Especially since Uma is not awkward and so blessedly beyond her teenage years. She's making movies, starring in Ethan's
brilliant directorial debut, Chelsea Walls, about the bohemian Chelsea Hotel, where artists -- late, great and as yet undiscovered
-- have flocked. With an offbeat yet solid ensemble cast (including Tuesday Weld and Vincent D'Onofrio), Uma plays a
sprightly but romantically ill-situated poet who points her toes a lot. She glows when she speaks about the film. "It means a
whole lot to Ethan. His little movie is coming out, and he's very excited. I think he's going to find himself as a director."
She's appropriating new filmmaking responsibilities for herself as well, producing her own movie, Hysterical Blindness, an
incredibly incredible vignette with Juliette Lewis about two Jersey girls looking for love in arguably the worst place, a corner
dive bar. Uma's character is rejected by a one-night stand who acts like they're going to see each other again but really couldn't
give a shit. It's so true to life, has such verisimilitude, that I kept clutching the girl next to me at the screening and crying, "No,
no, it's too painful."
"That search for love was a search I related to. The sort of humiliating self-hatred," says Uma, who first saw the play it's
based on with Ethan at a "tiny off-, off-, off-, off-Broadway theater."
"I think I have been that girl in many ways. So insecure and so full of longing, so going about it the wrong way. Juliette's
character is so naturally comfortable with her own sexuality, and the one who is so uncomfortable with herself repels men,
and it has nothing to do with looks. The real thing to compete with someone over, which you can't compete with them over, is
a sense of ease. Because people who are ill at ease are unattractive, even though at first they might look good and somebody
will come over to them. But within 30 seconds it's over [laughs]. It's done."

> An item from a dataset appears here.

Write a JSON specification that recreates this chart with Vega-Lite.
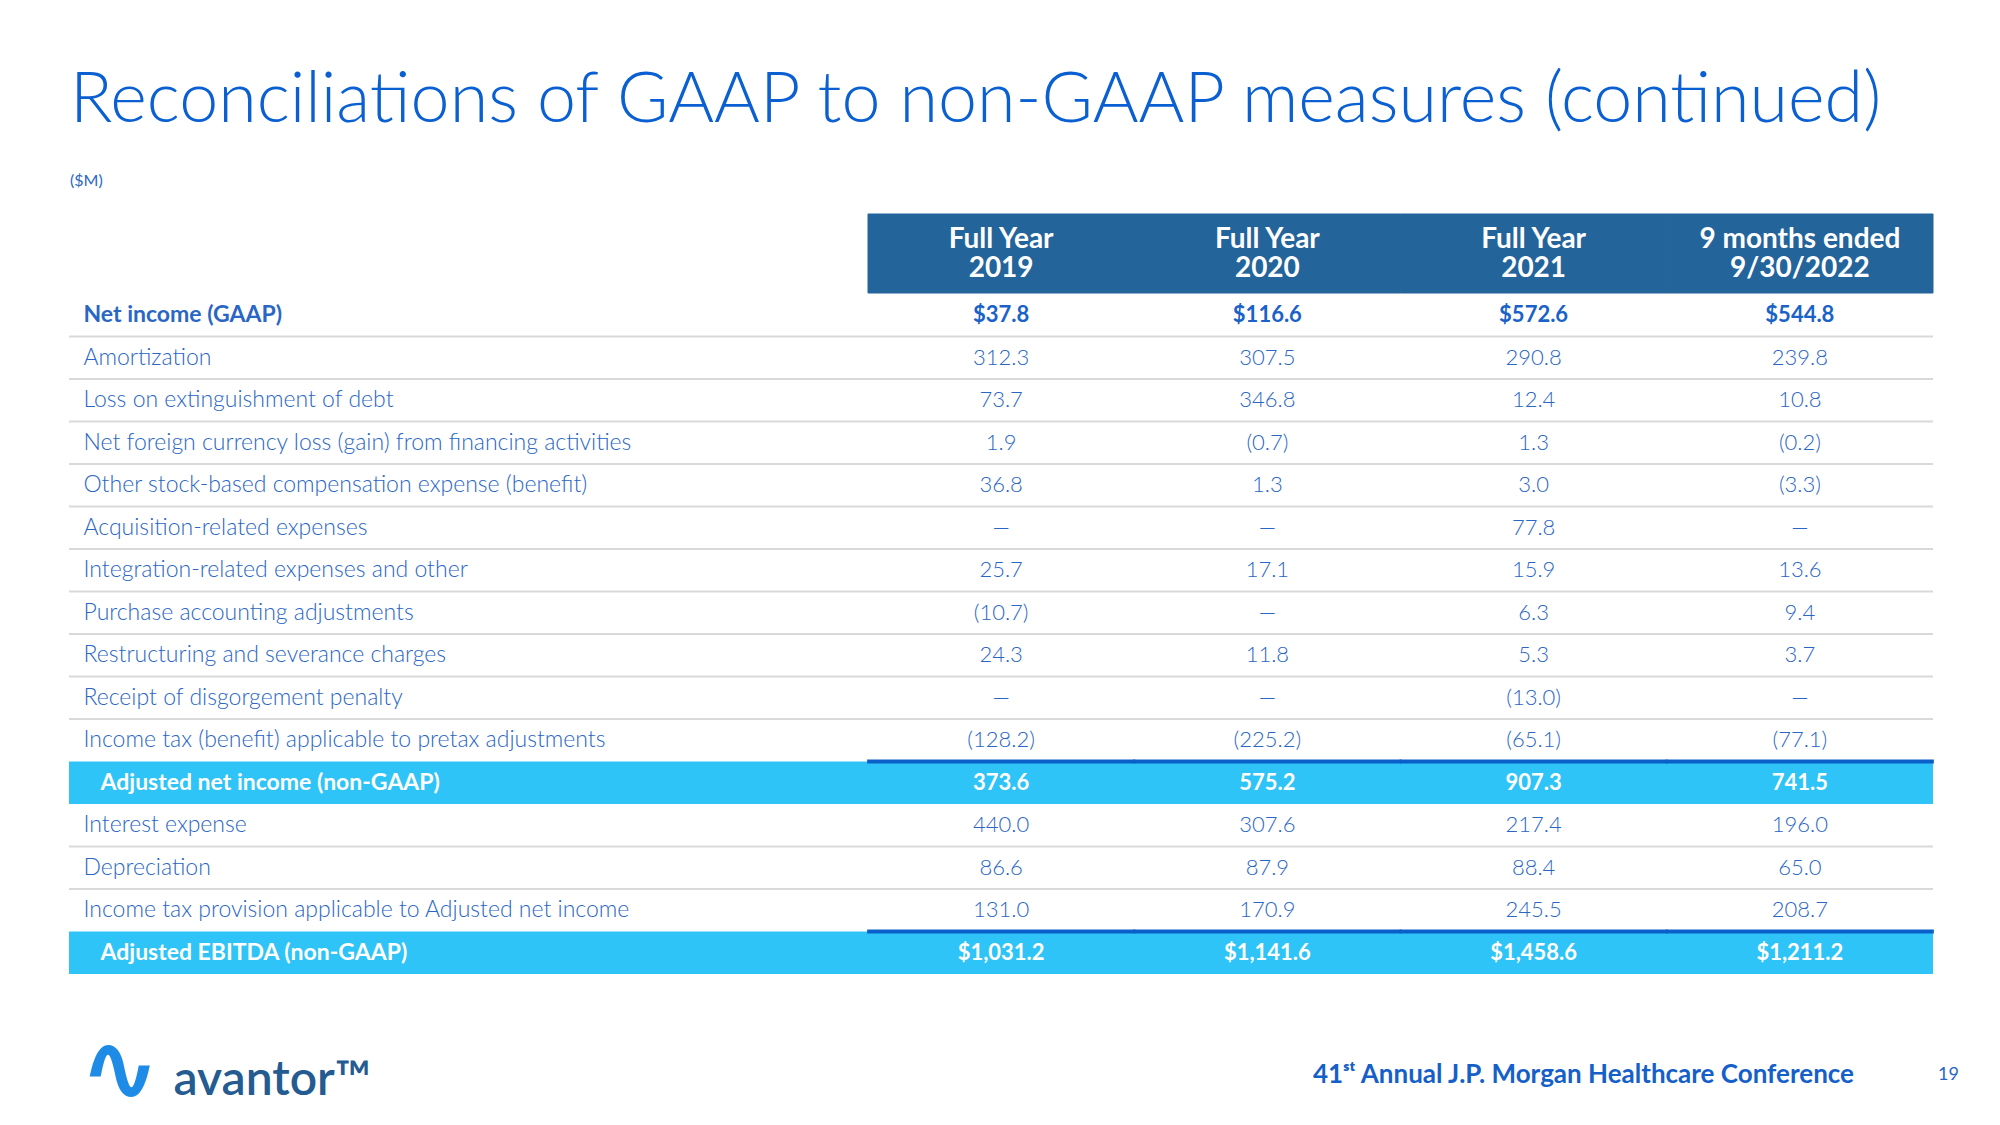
{
  "$schema": "https://vega.github.io/schema/vega-lite/v6.json",
  "background": "white",
  "padding": {"left": 68, "top": 65, "right": 0, "bottom": 2},
  "config": {"view": {"stroke": null}, "font": "Lato"},
  "datasets": {
    "header": [
      {"period": "Full Year 2019", "lines": ["Full Year", "2019"]},
      {"period": "Full Year 2020", "lines": ["Full Year", "2020"]},
      {"period": "Full Year 2021", "lines": ["Full Year", "2021"]},
      {"period": "9 months ended 9/30/2022", "lines": ["9 months ended", "9/30/2022"]}
    ],
    "table": [
      {"item": "Net income (GAAP)", "kind": "gaap", "Full Year 2019": 37.8, "Full Year 2020": 116.6, "Full Year 2021": 572.6, "9 months ended 9/30/2022": 544.8},
      {"item": "Amortization", "kind": "adjustment", "Full Year 2019": 312.3, "Full Year 2020": 307.5, "Full Year 2021": 290.8, "9 months ended 9/30/2022": 239.8},
      {"item": "Loss on extinguishment of debt", "kind": "adjustment", "Full Year 2019": 73.7, "Full Year 2020": 346.8, "Full Year 2021": 12.4, "9 months ended 9/30/2022": 10.8},
      {"item": "Net foreign currency loss (gain) from financing activities", "kind": "adjustment", "Full Year 2019": 1.9, "Full Year 2020": -0.7, "Full Year 2021": 1.3, "9 months ended 9/30/2022": -0.2},
      {"item": "Other stock-based compensation expense (benefit)", "kind": "adjustment", "Full Year 2019": 36.8, "Full Year 2020": 1.3, "Full Year 2021": 3.0, "9 months ended 9/30/2022": -3.3},
      {"item": "Acquisition-related expenses", "kind": "adjustment", "Full Year 2019": null, "Full Year 2020": null, "Full Year 2021": 77.8, "9 months ended 9/30/2022": null},
      {"item": "Integration-related expenses and other", "kind": "adjustment", "Full Year 2019": 25.7, "Full Year 2020": 17.1, "Full Year 2021": 15.9, "9 months ended 9/30/2022": 13.6},
      {"item": "Purchase accounting adjustments", "kind": "adjustment", "Full Year 2019": -10.7, "Full Year 2020": null, "Full Year 2021": 6.3, "9 months ended 9/30/2022": 9.4},
      {"item": "Restructuring and severance charges", "kind": "adjustment", "Full Year 2019": 24.3, "Full Year 2020": 11.8, "Full Year 2021": 5.3, "9 months ended 9/30/2022": 3.7},
      {"item": "Receipt of disgorgement penalty", "kind": "adjustment", "Full Year 2019": null, "Full Year 2020": null, "Full Year 2021": -13.0, "9 months ended 9/30/2022": null},
      {"item": "Income tax (benefit) applicable to pretax adjustments", "kind": "tax", "Full Year 2019": -128.2, "Full Year 2020": -225.2, "Full Year 2021": -65.1, "9 months ended 9/30/2022": -77.1},
      {"item": "Adjusted net income (non-GAAP)", "kind": "subtotal", "Full Year 2019": 373.6, "Full Year 2020": 575.2, "Full Year 2021": 907.3, "9 months ended 9/30/2022": 741.5},
      {"item": "Interest expense", "kind": "adjustment", "Full Year 2019": 440.0, "Full Year 2020": 307.6, "Full Year 2021": 217.4, "9 months ended 9/30/2022": 196.0},
      {"item": "Depreciation", "kind": "adjustment", "Full Year 2019": 86.6, "Full Year 2020": 87.9, "Full Year 2021": 88.4, "9 months ended 9/30/2022": 65.0},
      {"item": "Income tax provision applicable to Adjusted net income", "kind": "tax", "Full Year 2019": 131.0, "Full Year 2020": 170.9, "Full Year 2021": 245.5, "9 months ended 9/30/2022": 208.7},
      {"item": "Adjusted EBITDA (non-GAAP)", "kind": "total", "Full Year 2019": 1031.2, "Full Year 2020": 1141.6, "Full Year 2021": 1458.6, "9 months ended 9/30/2022": 1211.2}
    ]
  },
  "title": {
    "text": "19",
    "orient": "bottom",
    "anchor": "end",
    "frame": "bounds",
    "font": "Lato",
    "fontSize": 18,
    "fontWeight": 400,
    "color": "#2A66C4",
    "baseline": "top",
    "dx": 25,
    "offset": -53
  },
  "spacing": 0,
  "vconcat": [
    {
      "width": 1864,
      "height": 79,
      "data": {"name": "header"},
      "title": {
        "text": "Reconciliations of GAAP to non-GAAP measures (continued)",
        "subtitle": "($M)",
        "anchor": "start",
        "frame": "group",
        "font": "Lato",
        "fontSize": 70,
        "fontWeight": 300,
        "color": "#0A60D2",
        "subtitleFont": "Lato",
        "subtitleFontSize": 16,
        "subtitleFontWeight": 400,
        "subtitleColor": "#2A66C4",
        "subtitlePadding": 36,
        "offset": 24,
        "dx": 1
      },
      "encoding": {
        "x": {
          "field": "period",
          "type": "nominal",
          "axis": null,
          "scale": {
            "domain": ["Full Year 2019", "Full Year 2020", "Full Year 2021", "9 months ended 9/30/2022"],
            "range": [799, 1864],
            "paddingInner": 0,
            "paddingOuter": 0
          }
        }
      },
      "layer": [
        {"mark": {"type": "rect", "color": "#23649B", "stroke": "#23649B", "strokeWidth": 1}},
        {
          "mark": {"type": "text", "color": "white", "font": "Lato", "fontSize": 28, "fontWeight": "bold", "lineHeight": 29, "baseline": "middle", "align": "center", "dy": -14},
          "encoding": {"text": {"field": "lines", "type": "nominal"}}
        }
      ]
    },
    {
      "width": 1864,
      "height": 680,
      "data": {"name": "table"},
      "title": {
        "text": "41ˢᵗ Annual J.P. Morgan Healthcare Conference",
        "orient": "bottom",
        "anchor": "end",
        "frame": "group",
        "font": "Lato",
        "fontSize": 26,
        "fontWeight": "bold",
        "color": "#1560C8",
        "baseline": "top",
        "dx": -79,
        "offset": -57
      },
      "layer": [
        {
          "transform": [{"filter": "datum.kind === 'subtotal' || datum.kind === 'total'"}],
          "mark": {"type": "rect", "color": "#2EC4F8"},
          "encoding": {
            "y": {
              "field": "item",
              "type": "nominal",
              "scale": {
                "domain": [
                  "Net income (GAAP)",
                  "Amortization",
                  "Loss on extinguishment of debt",
                  "Net foreign currency loss (gain) from financing activities",
                  "Other stock-based compensation expense (benefit)",
                  "Acquisition-related expenses",
                  "Integration-related expenses and other",
                  "Purchase accounting adjustments",
                  "Restructuring and severance charges",
                  "Receipt of disgorgement penalty",
                  "Income tax (benefit) applicable to pretax adjustments",
                  "Adjusted net income (non-GAAP)",
                  "Interest expense",
                  "Depreciation",
                  "Income tax provision applicable to Adjusted net income",
                  "Adjusted EBITDA (non-GAAP)"
                ],
                "paddingInner": 0,
                "paddingOuter": 0
              },
              "axis": {
                "orient": "left",
                "offset": -14,
                "domain": false,
                "ticks": false,
                "grid": false,
                "labelPadding": {"condition": {"test": "datum.value === 'Adjusted net income (non-GAAP)' || datum.value === 'Adjusted EBITDA (non-GAAP)'", "value": -17}, "value": 0},
                "labelAlign": "left",
                "labelBaseline": "middle",
                "labelFont": "Lato",
                "labelFontSize": 23,
                "labelLimit": 0,
                "labelColor": {"condition": {"test": "datum.value === 'Adjusted net income (non-GAAP)' || datum.value === 'Adjusted EBITDA (non-GAAP)'", "value": "white"}, "value": "#2A66C4"},
                "labelFontWeight": {"condition": {"test": "datum.value === 'Adjusted net income (non-GAAP)' || datum.value === 'Adjusted EBITDA (non-GAAP)' || datum.value === 'Net income (GAAP)'", "value": "bold"}, "value": 300},
                "zindex": 2,
                "title": "∿",
                "titleAngle": 0,
                "titleAlign": "left",
                "titleBaseline": "bottom",
                "titleX": -4,
                "titleY": 826,
                "titleFont": "DejaVu Sans",
                "titleFontSize": 96,
                "titleFontStyle": "italic",
                "titleFontWeight": "bold",
                "titleColor": "#1E8CE6"
              }
            }
          }
        },
        {
          "transform": [{"filter": "datum.kind === 'gaap' || datum.kind === 'adjustment'"}],
          "mark": {"type": "rule", "color": "#D9D9D9", "strokeWidth": 2},
          "encoding": {"y": {"field": "item", "type": "nominal", "bandPosition": 1}}
        },
        {
          "transform": [
            {"fold": ["Full Year 2019", "Full Year 2020", "Full Year 2021", "9 months ended 9/30/2022"], "as": ["period", "value"]},
            {"filter": "datum.kind === 'subtotal' || datum.kind === 'total'"}
          ],
          "mark": {"type": "tick", "orient": "horizontal", "size": 268, "thickness": 4, "color": "#0B5FC9", "opacity": 1},
          "encoding": {
            "y": {"field": "item", "type": "nominal", "bandPosition": 0},
            "x": {
              "field": "period",
              "type": "nominal",
              "scale": {
                "domain": ["Full Year 2019", "Full Year 2020", "Full Year 2021", "9 months ended 9/30/2022"],
                "range": [799, 1864],
                "paddingInner": 0,
                "paddingOuter": 0
              },
              "axis": {
                "orient": "bottom",
                "labels": false,
                "ticks": false,
                "domain": false,
                "grid": false,
                "title": "avantor™",
                "titleAlign": "left",
                "titleBaseline": "bottom",
                "titleX": 104,
                "titleY": 130,
                "titleFont": "Lato",
                "titleFontSize": 48,
                "titleFontWeight": 600,
                "titleColor": "#245B91"
              }
            }
          }
        },
        {
          "transform": [
            {"fold": ["Full Year 2019", "Full Year 2020", "Full Year 2021", "9 months ended 9/30/2022"], "as": ["period", "value"]},
            {"filter": "datum.kind === 'gaap'"}
          ],
          "mark": {"type": "text", "font": "Lato", "fontSize": 22, "fontWeight": "bold", "color": "#1A62C8", "baseline": "middle", "align": "center"},
          "encoding": {
            "y": {"field": "item", "type": "nominal"},
            "x": {"field": "period", "type": "nominal"},
            "text": {"field": "value", "type": "quantitative", "format": "$.1f"}
          }
        },
        {
          "transform": [
            {"fold": ["Full Year 2019", "Full Year 2020", "Full Year 2021", "9 months ended 9/30/2022"], "as": ["period", "value"]},
            {"filter": "datum.kind === 'adjustment' || datum.kind === 'tax'"}
          ],
          "mark": {"type": "text", "font": "Lato", "fontSize": 22, "fontWeight": 300, "color": "#2A66C4", "baseline": "middle", "align": "center"},
          "encoding": {
            "y": {"field": "item", "type": "nominal"},
            "x": {"field": "period", "type": "nominal"},
            "text": {"condition": {"test": "datum.value === null", "value": "—"}, "field": "value", "type": "quantitative", "format": "(.1f"}
          }
        },
        {
          "transform": [
            {"fold": ["Full Year 2019", "Full Year 2020", "Full Year 2021", "9 months ended 9/30/2022"], "as": ["period", "value"]},
            {"filter": "datum.kind === 'subtotal'"}
          ],
          "mark": {"type": "text", "font": "Lato", "fontSize": 22, "fontWeight": "bold", "color": "white", "baseline": "middle", "align": "center"},
          "encoding": {
            "y": {"field": "item", "type": "nominal"},
            "x": {"field": "period", "type": "nominal"},
            "text": {"field": "value", "type": "quantitative", "format": ".1f"}
          }
        },
        {
          "transform": [
            {"fold": ["Full Year 2019", "Full Year 2020", "Full Year 2021", "9 months ended 9/30/2022"], "as": ["period", "value"]},
            {"filter": "datum.kind === 'total'"}
          ],
          "mark": {"type": "text", "font": "Lato", "fontSize": 22, "fontWeight": "bold", "color": "white", "baseline": "middle", "align": "center"},
          "encoding": {
            "y": {"field": "item", "type": "nominal"},
            "x": {"field": "period", "type": "nominal"},
            "text": {"field": "value", "type": "quantitative", "format": "$,.1f"}
          }
        }
      ]
    }
  ]
}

This is not a problem she's seemed to have had with her husband, a man she's still learning to shop for. "He's got a very
particular style, and I'm just learning the nuances. It's very hard," she says. In fact, Uma's ease, in conjunction with her laugh
-- which comes easily and often -- is what makes me like her so. Sitting in her dining room quite neatly illustrates the
intersection between her work (making movies) and her life's work (this family), because the tape recorder is rolling while she
nurses her son. "I knew when I was about 27, the year I met Ethan, that I'd really had enough of just doing what I was doing,
and I wanted to create a center to my life, actually. I don't think I had a center to my life. He was the right person, and it was
the right time for me. I think I've always tried to do things a little bit before I was going to really want to. I think that I've
always had this uncanny ability to seem like I was just floundering in the water, but actually be anticipating, ahead of time a
little bit, my plan in life. Even shocking to me, actually, because I think I didn't give myself credit for as much predestination
as I actually had. But I've always wanted to have children."
This must be the kind of higher purpose that keeps her from being weird about the inevitability of aging, which is tough to do
in a place like Hollywood, where nobody even knows what real breasts look like anymore. "You can't stay a certain age, so it's
silly to try. I feel much more like I'm growing into myself. I've always been younger than my vibe, a little off-type. Perfect for
the right thing, duh, but not just your average size 8 or whatever. I always felt like my 30s would be sort of where I'd kick
into feeling the most at home. It's my decade of choice. I don't yet feel that I need to try to be 25 in a movie. There are things
for people to buy a little time here and there, but the most unfortunate thing anyone can do is try to cheat time."
I tell Uma, having read pretty much everything that's ever been written about her, that I see an inherent paradox in interviewing
a movie star who's not really interested in being a movie star.
"It comes through?" she asks. "I think I'm interested in being a subject, in a way, but it's hard to be the subject of a stranger,
you know. Though it is part of one's job. I've always found the interview process a little bit embarrassing. I don't want to
become more paranoid. I would care more about the exchange with someone, and then seeing it contorted into something
really weird. That's what makes me paranoid. And I don't like feeling like the piece is already written and they're just plugging
in quotes. When someone does that, I might become difficult. Who wants to help hand someone the nails to build your coffin?
So, unless you're infatuated with yourself and your own myth that you're building, and just absolutely amused by that -- which
I think is actually fine -- um, then what are you really doing being in interviews? Of course it's hurtful if someone says
something unpleasant about you+for everybody. I don't know who's really immune."
"So you're not a misanthrope?" I ask her.
"I think misanthropy is horrible! Oh my God! It's sick! Are you a misanthrope, Katy? That wouldn't be a good criteria for
being a journalist. Maybe it would, actually [in serious narrator voice]: 'A misanthropic interview [laughs]. You know what
you're getting. Let's see if you're worth anything."'
Maybe the only way to go, I tell Uma, is to acknowledge that we've found ourselves in a meta-interview, an uninterview of
sorts where we can be totally self-conscious of the fact that we don't usually (okay, never) hang out. And she's game. I even
try to coax some of her rules to live by, since she's always being held up as the poster child of Zen etherealness.
"I am so not the ethereal Zen girl. I've always been called ethereal because I'm blond and tall. I'm strictly certain that is the
only reason. I'm extremely earthy, so I don't agree with ethereal [laughs]. And the Zen thing, I guess that's just 'cause my
father is a Buddhist scholar. They get it wrong and say Zen when he's actually, you know, a Tibetan Buddhist expert. Which
has nothing to do with Zen."
She seems to think that producing a body of dicta on the spot is too much pressure for a woman who has been up all night
and whose most tantalizing fantasy involves sleeping. But then, in an extended moment of what has been our hour and a half
of brilliance, she offers a couple of Tao of Pooh-type sentiments: There are no rules to live by, of course. And don't smoke.
"I'm off the wicked sticks, but it's still a struggle. I think about them constantly. If I think of any other [rules], I'll call you."
She walks me to the elevator in an unfailingly elegant hostess move. "You know, if you added rum to that banana-coconut lip
balm you keep applying, you'd have yourself a daiquiri," Uma says. And I will, I tell her, as soon as I start writing her story.
"She's really sweet," says the elevator operator eagerly. I'd said the same thing to Uma not five minutes before, and she,
laughing again, looked at me mischievously and said, "Don't tell anybody."